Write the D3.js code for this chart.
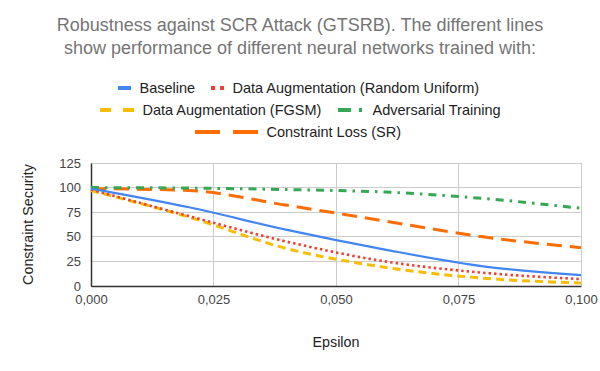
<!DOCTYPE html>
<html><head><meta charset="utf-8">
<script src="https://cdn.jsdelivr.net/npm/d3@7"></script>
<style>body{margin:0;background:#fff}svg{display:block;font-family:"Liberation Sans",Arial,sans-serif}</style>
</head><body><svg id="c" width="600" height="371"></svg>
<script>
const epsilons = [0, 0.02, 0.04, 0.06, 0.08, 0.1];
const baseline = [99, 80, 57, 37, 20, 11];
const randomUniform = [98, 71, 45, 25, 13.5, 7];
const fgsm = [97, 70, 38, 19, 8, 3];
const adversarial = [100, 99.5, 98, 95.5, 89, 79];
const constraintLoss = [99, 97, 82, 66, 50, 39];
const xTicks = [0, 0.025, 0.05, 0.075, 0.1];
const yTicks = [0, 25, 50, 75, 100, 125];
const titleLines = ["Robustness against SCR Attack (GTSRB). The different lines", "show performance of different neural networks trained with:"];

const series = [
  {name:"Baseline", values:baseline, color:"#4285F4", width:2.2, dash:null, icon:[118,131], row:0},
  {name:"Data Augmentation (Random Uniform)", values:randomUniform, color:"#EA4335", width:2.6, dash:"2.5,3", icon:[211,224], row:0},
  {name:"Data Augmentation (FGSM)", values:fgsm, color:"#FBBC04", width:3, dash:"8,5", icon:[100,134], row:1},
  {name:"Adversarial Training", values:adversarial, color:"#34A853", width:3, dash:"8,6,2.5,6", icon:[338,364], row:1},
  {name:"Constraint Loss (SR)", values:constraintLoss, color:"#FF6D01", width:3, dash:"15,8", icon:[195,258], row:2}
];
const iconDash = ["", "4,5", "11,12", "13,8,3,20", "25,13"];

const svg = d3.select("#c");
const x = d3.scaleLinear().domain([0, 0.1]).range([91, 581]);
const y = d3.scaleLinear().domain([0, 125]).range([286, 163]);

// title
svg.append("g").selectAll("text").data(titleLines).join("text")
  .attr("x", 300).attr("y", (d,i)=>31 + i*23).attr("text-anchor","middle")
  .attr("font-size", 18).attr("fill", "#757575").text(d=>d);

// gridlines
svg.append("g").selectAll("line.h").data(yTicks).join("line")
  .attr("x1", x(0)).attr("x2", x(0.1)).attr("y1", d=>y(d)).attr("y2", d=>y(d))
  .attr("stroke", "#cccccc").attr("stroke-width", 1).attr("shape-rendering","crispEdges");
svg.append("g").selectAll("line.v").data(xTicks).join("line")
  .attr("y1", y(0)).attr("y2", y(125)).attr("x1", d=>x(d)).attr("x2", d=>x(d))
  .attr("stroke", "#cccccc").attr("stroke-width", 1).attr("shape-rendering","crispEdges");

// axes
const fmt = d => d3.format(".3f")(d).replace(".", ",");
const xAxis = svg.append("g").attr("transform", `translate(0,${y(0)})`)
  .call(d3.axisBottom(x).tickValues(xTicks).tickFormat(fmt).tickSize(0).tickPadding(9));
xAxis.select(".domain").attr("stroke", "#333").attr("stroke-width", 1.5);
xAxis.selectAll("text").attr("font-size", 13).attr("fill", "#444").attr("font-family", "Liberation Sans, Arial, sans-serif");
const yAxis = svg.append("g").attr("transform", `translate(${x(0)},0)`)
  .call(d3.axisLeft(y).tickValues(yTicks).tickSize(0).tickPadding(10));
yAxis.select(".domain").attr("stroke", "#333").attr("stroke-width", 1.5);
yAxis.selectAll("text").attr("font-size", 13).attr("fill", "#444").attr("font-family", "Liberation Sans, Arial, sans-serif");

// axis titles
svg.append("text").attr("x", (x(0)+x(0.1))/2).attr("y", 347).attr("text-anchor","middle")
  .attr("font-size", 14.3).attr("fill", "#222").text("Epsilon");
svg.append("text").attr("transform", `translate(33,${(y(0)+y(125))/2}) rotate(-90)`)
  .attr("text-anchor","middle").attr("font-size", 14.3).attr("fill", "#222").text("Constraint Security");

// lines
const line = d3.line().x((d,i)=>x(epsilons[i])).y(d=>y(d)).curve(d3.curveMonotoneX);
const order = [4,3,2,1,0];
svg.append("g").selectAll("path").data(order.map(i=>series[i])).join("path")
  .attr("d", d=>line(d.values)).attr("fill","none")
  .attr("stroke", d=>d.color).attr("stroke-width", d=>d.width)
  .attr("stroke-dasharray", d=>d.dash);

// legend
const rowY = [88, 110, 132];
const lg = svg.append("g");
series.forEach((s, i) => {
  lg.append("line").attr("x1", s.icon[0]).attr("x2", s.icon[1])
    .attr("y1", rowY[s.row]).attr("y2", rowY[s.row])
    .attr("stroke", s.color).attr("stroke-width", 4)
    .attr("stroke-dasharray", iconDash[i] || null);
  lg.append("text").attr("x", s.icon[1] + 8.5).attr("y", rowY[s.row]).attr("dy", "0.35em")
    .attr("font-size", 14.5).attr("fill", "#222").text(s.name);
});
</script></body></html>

_ _ _ _ _

### Objective
Make an exact reproduction of the listing above, without any pictures.

### Complete output
Write the D3.js code for this chart.
<!DOCTYPE html>
<html><head><meta charset="utf-8">
<script src="https://cdn.jsdelivr.net/npm/d3@7"></script>
<style>body{margin:0;background:#fff}svg{display:block;font-family:"Liberation Sans",Arial,sans-serif}</style>
</head><body><svg id="c" width="600" height="371"></svg>
<script>
const epsilons = [0, 0.02, 0.04, 0.06, 0.08, 0.1];
const baseline = [99, 80, 57, 37, 20, 11];
const randomUniform = [98, 71, 45, 25, 13.5, 7];
const fgsm = [97, 70, 38, 19, 8, 3];
const adversarial = [100, 99.5, 98, 95.5, 89, 79];
const constraintLoss = [99, 97, 82, 66, 50, 39];
const xTicks = [0, 0.025, 0.05, 0.075, 0.1];
const yTicks = [0, 25, 50, 75, 100, 125];
const titleLines = ["Robustness against SCR Attack (GTSRB). The different lines", "show performance of different neural networks trained with:"];

const series = [
  {name:"Baseline", values:baseline, color:"#4285F4", width:2.2, dash:null, icon:[118,131], row:0},
  {name:"Data Augmentation (Random Uniform)", values:randomUniform, color:"#EA4335", width:2.6, dash:"2.5,3", icon:[211,224], row:0},
  {name:"Data Augmentation (FGSM)", values:fgsm, color:"#FBBC04", width:3, dash:"8,5", icon:[100,134], row:1},
  {name:"Adversarial Training", values:adversarial, color:"#34A853", width:3, dash:"8,6,2.5,6", icon:[338,364], row:1},
  {name:"Constraint Loss (SR)", values:constraintLoss, color:"#FF6D01", width:3, dash:"15,8", icon:[195,258], row:2}
];
const iconDash = ["", "4,5", "11,12", "13,8,3,20", "25,13"];

const svg = d3.select("#c");
const x = d3.scaleLinear().domain([0, 0.1]).range([91, 581]);
const y = d3.scaleLinear().domain([0, 125]).range([286, 163]);

// title
svg.append("g").selectAll("text").data(titleLines).join("text")
  .attr("x", 300).attr("y", (d,i)=>31 + i*23).attr("text-anchor","middle")
  .attr("font-size", 18).attr("fill", "#757575").text(d=>d);

// gridlines
svg.append("g").selectAll("line.h").data(yTicks).join("line")
  .attr("x1", x(0)).attr("x2", x(0.1)).attr("y1", d=>y(d)).attr("y2", d=>y(d))
  .attr("stroke", "#cccccc").attr("stroke-width", 1).attr("shape-rendering","crispEdges");
svg.append("g").selectAll("line.v").data(xTicks).join("line")
  .attr("y1", y(0)).attr("y2", y(125)).attr("x1", d=>x(d)).attr("x2", d=>x(d))
  .attr("stroke", "#cccccc").attr("stroke-width", 1).attr("shape-rendering","crispEdges");

// axes
const fmt = d => d3.format(".3f")(d).replace(".", ",");
const xAxis = svg.append("g").attr("transform", `translate(0,${y(0)})`)
  .call(d3.axisBottom(x).tickValues(xTicks).tickFormat(fmt).tickSize(0).tickPadding(9));
xAxis.select(".domain").attr("stroke", "#333").attr("stroke-width", 1.5);
xAxis.selectAll("text").attr("font-size", 13).attr("fill", "#444").attr("font-family", "Liberation Sans, Arial, sans-serif");
const yAxis = svg.append("g").attr("transform", `translate(${x(0)},0)`)
  .call(d3.axisLeft(y).tickValues(yTicks).tickSize(0).tickPadding(10));
yAxis.select(".domain").attr("stroke", "#333").attr("stroke-width", 1.5);
yAxis.selectAll("text").attr("font-size", 13).attr("fill", "#444").attr("font-family", "Liberation Sans, Arial, sans-serif");

// axis titles
svg.append("text").attr("x", (x(0)+x(0.1))/2).attr("y", 347).attr("text-anchor","middle")
  .attr("font-size", 14.3).attr("fill", "#222").text("Epsilon");
svg.append("text").attr("transform", `translate(33,${(y(0)+y(125))/2}) rotate(-90)`)
  .attr("text-anchor","middle").attr("font-size", 14.3).attr("fill", "#222").text("Constraint Security");

// lines
const line = d3.line().x((d,i)=>x(epsilons[i])).y(d=>y(d)).curve(d3.curveMonotoneX);
const order = [4,3,2,1,0];
svg.append("g").selectAll("path").data(order.map(i=>series[i])).join("path")
  .attr("d", d=>line(d.values)).attr("fill","none")
  .attr("stroke", d=>d.color).attr("stroke-width", d=>d.width)
  .attr("stroke-dasharray", d=>d.dash);

// legend
const rowY = [88, 110, 132];
const lg = svg.append("g");
series.forEach((s, i) => {
  lg.append("line").attr("x1", s.icon[0]).attr("x2", s.icon[1])
    .attr("y1", rowY[s.row]).attr("y2", rowY[s.row])
    .attr("stroke", s.color).attr("stroke-width", 4)
    .attr("stroke-dasharray", iconDash[i] || null);
  lg.append("text").attr("x", s.icon[1] + 8.5).attr("y", rowY[s.row]).attr("dy", "0.35em")
    .attr("font-size", 14.5).attr("fill", "#222").text(s.name);
});
</script></body></html>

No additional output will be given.